DMA and Memory-Mapped I/O

2026-04-26

When a device needs to transfer data, there are three strategies: programmed I/O (the CPU manually reads/writes each byte), memory-mapped I/O (device registers appear as memory addresses), and DMA (the device reads/writes main memory directly, without CPU involvement). Understanding all three is essential for driver work and performance reasoning.

Programmed I/O (PIO) uses dedicated port instructions. On x86, in and out access a separate 64K I/O address space. This is how legacy devices like the 8259 PIC and PS/2 keyboard controller work. The CPU is blocked for every byte transferred — fine for a keyboard, catastrophic for a disk.

Memory-Mapped I/O (MMIO) maps device registers into the physical address space. You read and write them like normal memory, but the bus routes those accesses to the device instead of DRAM. A framebuffer is the classic example: writing to address 0xB8000 in real mode puts characters on the VGA text display. In modern systems, PCIe BARs (Base Address Registers) define MMIO windows. The kernel maps these into virtual address space with ioremap(), and the driver accesses them with readl()/writel() — not raw pointer dereferences, because those helpers enforce the correct memory ordering and prevent compiler reordering.

Why not just use regular pointer access for MMIO? Two reasons. First, the compiler may reorder, coalesce, or eliminate stores it thinks are redundant — but every write to a device register has side effects. Second, the CPU cache must be bypassed; MMIO regions are mapped as uncacheable (UC) or write-combining (WC) via page table attributes.
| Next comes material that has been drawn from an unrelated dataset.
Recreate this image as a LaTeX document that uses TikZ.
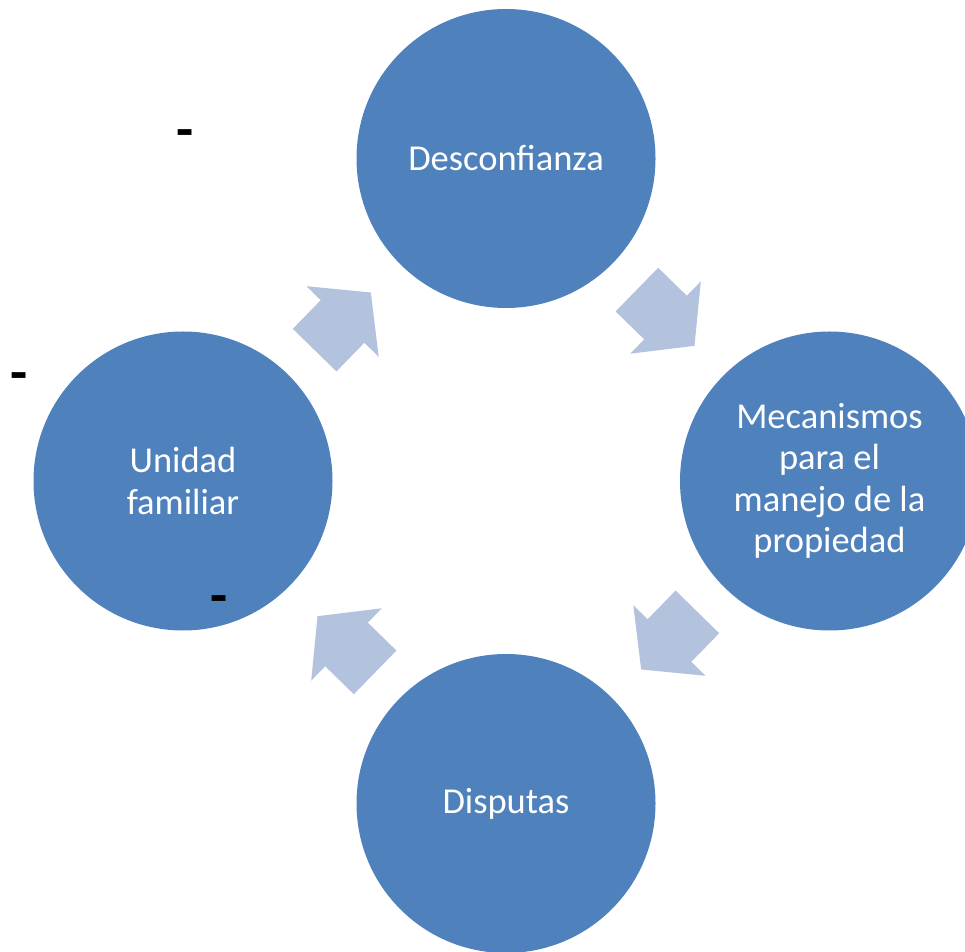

DMA solves the throughput problem. The CPU programs a DMA controller (or the device's built-in DMA engine) with a source address, destination address, and byte count. The device then transfers data directly to/from main memory over the bus. The CPU is free to do other work and gets an interrupt when the transfer completes. A modern NVMe SSD uses DMA for every block read/write — without it, a 7 GB/s SSD would saturate the CPU just moving bytes.

The IOMMU complication: DMA means a device can write to arbitrary physical memory — a security and stability risk. The IOMMU (Intel VT-d, ARM SMMU) translates device-visible addresses (IOVA) to physical addresses, giving each device a restricted view of memory. In Linux, the dma_map_single() API handles this translation and cache coherence in one call.

Rule of thumb: If your transfer size exceeds roughly 64 bytes (one cache line), DMA almost always beats PIO. For a 4 KB page, PIO requires ~1000 CPU load/store instructions; DMA requires programming ~3 registers plus one interrupt. That is a 100x reduction in CPU cycles consumed.

Real-world example: When your NIC receives a packet, it DMA-writes the packet data into a ring buffer in main memory, updates a descriptor, and fires an MSI-X interrupt. The driver reads the descriptor (via MMIO or cached memory), processes the packet, and advances the ring pointer. The CPU never touches the bulk packet bytes during the transfer itself.

See it in action: Check out Lecture 5: Memory Mapped I/O by Embedded Systems and Deep Learning to see this theory applied.
Key Takeaway: MMIO lets the CPU talk to device registers through normal load/store instructions at special addresses, while DMA lets devices transfer bulk data directly to memory without CPU involvement — and the IOMMU ensures they can only touch memory they are permitted to access.